Outside the hospital walls, anarchy was unleashed, security agents conveniently absent from every corner as complexes were looted, homes robbed, people harassed and shops burned, many losing lifetime investments. The message: they were willing to let the city burn to bring the people to heel. A 24-hour curfew was announced, closely followed by an announcement of a three-day curfew.
The governor gave a speech, a poor-spirited and cowardly speech. I fumed as I watched on the large TV screen from Adelola’s bedside. ‘For clarity, it is imperative to explain that no sitting governor controls the rules of engagement of the army… while we pray for swift recovery for the injured, we are comforted that no fatalities were recorded as widely circulated on the social media,’ he said.
A coordinated campaign of misinformation had already begun, first with the army denying any involvement in the attack on protesters, then systemic circulation of falsified images and videos to make it appear as though there were no casualties. By the third day, I’d begun questioning my own sanity.
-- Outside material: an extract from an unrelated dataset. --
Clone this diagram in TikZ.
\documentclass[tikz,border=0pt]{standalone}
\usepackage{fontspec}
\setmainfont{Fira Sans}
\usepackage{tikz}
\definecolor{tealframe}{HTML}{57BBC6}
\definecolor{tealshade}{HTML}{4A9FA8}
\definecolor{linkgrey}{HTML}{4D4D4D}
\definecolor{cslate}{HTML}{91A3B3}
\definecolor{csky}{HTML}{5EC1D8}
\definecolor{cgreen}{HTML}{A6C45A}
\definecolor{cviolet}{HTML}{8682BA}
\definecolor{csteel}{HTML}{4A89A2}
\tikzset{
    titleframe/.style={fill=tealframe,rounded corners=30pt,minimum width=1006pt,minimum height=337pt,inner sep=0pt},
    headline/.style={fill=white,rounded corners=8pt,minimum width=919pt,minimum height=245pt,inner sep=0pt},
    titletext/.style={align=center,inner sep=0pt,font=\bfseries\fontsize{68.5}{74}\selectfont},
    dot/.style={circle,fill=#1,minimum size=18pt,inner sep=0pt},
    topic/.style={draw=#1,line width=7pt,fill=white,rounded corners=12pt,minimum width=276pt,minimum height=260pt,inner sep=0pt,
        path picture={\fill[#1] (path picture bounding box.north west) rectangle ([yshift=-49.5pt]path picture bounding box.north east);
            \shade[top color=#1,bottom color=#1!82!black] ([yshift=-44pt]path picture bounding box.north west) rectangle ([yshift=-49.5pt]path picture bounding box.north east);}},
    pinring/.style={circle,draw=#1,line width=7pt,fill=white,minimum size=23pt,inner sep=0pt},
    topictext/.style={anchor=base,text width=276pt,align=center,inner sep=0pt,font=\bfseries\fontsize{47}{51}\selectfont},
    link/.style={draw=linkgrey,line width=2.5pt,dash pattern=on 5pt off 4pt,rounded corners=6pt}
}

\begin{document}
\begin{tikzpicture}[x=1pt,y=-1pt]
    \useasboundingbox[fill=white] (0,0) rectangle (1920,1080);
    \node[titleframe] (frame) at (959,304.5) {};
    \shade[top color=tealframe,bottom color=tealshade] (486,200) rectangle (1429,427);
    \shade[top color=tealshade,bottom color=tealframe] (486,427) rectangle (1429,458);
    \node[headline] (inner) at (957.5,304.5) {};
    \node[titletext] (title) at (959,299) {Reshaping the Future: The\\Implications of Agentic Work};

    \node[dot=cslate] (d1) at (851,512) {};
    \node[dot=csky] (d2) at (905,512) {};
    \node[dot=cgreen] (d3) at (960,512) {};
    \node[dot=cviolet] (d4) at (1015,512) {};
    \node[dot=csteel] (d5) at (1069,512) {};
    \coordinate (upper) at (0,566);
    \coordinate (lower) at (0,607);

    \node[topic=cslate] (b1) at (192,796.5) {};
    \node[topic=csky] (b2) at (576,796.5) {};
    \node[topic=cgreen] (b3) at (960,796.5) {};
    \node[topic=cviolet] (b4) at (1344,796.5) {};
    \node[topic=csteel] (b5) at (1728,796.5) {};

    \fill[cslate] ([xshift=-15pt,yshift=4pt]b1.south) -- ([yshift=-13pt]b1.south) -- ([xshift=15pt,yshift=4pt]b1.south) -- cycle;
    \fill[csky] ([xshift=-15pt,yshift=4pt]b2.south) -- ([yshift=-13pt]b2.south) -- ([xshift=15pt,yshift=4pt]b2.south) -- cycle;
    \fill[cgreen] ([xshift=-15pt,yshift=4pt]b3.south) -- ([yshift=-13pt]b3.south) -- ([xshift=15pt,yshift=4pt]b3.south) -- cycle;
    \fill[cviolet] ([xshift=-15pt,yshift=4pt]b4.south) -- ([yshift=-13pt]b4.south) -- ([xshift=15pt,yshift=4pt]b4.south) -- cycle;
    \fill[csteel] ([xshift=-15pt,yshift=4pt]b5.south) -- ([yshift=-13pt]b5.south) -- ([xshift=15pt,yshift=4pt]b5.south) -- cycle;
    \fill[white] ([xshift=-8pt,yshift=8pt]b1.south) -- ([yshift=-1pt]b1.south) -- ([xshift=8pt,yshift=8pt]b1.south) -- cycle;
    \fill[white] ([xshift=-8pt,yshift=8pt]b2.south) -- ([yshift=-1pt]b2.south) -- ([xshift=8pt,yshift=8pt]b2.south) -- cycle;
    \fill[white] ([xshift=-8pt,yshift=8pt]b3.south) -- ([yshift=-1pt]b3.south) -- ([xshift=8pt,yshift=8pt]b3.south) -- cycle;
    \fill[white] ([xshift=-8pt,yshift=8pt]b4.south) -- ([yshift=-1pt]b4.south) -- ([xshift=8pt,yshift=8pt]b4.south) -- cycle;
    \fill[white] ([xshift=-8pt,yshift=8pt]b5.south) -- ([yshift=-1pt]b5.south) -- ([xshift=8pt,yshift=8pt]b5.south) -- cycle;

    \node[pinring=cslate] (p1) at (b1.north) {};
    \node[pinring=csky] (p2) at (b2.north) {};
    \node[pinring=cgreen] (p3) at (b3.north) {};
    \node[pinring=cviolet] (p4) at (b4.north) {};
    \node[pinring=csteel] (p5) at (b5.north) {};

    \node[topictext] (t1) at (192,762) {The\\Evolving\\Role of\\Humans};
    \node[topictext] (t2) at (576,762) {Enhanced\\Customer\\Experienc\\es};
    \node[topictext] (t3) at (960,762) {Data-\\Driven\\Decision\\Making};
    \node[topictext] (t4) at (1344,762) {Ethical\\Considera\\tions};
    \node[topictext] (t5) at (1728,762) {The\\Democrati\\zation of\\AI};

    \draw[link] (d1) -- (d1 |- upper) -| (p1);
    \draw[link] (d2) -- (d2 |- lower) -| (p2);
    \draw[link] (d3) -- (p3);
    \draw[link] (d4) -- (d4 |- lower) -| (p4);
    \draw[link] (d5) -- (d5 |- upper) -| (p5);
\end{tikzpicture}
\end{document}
Were it not for Ego and Zina assuring me that they’d also joined the livestream and witnessed the massacre, and Adelola’s unconscious state, I might have believed that it had all been a figment of my imagination.
The president was more forthright. ‘Did this man just basically say the international community should mind its business?’ Zina asked, disbelieving from the other side of the room.
‘It sounded more like “if you protest again, I’ll have you killed. We’re doing our best,”’ Ego said. She sounded resigned, and I wished she hadn’t returned to the country – another mishap I was to blame for.
‘People are yet to bury their dead and this is the insensitive nonsense we have to listen to?’ Zina said. She sent me an apologetic glance. I didn’t mind the conversation, it kept me from thinking; not thinking was the best thing I could do.
They had not left my side since I’d called Zina in desperation. When one left to shower and return with food, the other stayed behind to keep me company. The first morning I was alone with Ego, I finally had the opportunity to apologise like I’d been meaning to.
‘I knew you were sorry. I just didn’t want to hear it,’ she said to me with an understanding smile.
But I needed to explain. ‘It’s not an excuse but I knew how powerful the people behind Kamsi were. I told myself I was trying to protect you, but I was being a coward and protecting Soye’s position.’
She put a hand over mine. ‘Let’s talk about it later.’
Soye had Adelola moved to the ICU of our private hospital with foreign doctors and nurses. While we waited for her to wake up, he stayed away, checking on his business interests. At the end of each day, he called me, demanding, ‘Is she awake yet?’ We didn’t speak otherwise.
The media were wary of letting the government propaganda define the narrative around the events of the movement and took to the streets to gather evidence as to what really happened at the Lekki toll gate.
What took place after the military left? Who set the toll on fire? Why were gunshots still heard until the early hours of the following day? Had the curfew allowed the authorities time to cover up? It was all shrouded in unspeakable darkness. The government threatened sanctions even as interviews and eyewitness accounts were broadcast.
‘There is no scratch of blood anywhere there,’ the state governor asserted in an interview with CNN, but bodies had floated up the lagoon and behind people’s homes. Residents of the shanty town claimed there had been more, many who would retain that unresolved status of ‘missing’. Months later, the state government would announce plans to clear out the slum.
In the shadow of the aftermath of the massacre, messages poured in from within the region and across the Atlantic, many in condemnation of the state-inflicted violence on its citizens, but some called for ‘calm and dialogue between parties’, and it made me wonder how we were meant to negotiate with the barrel of a gun.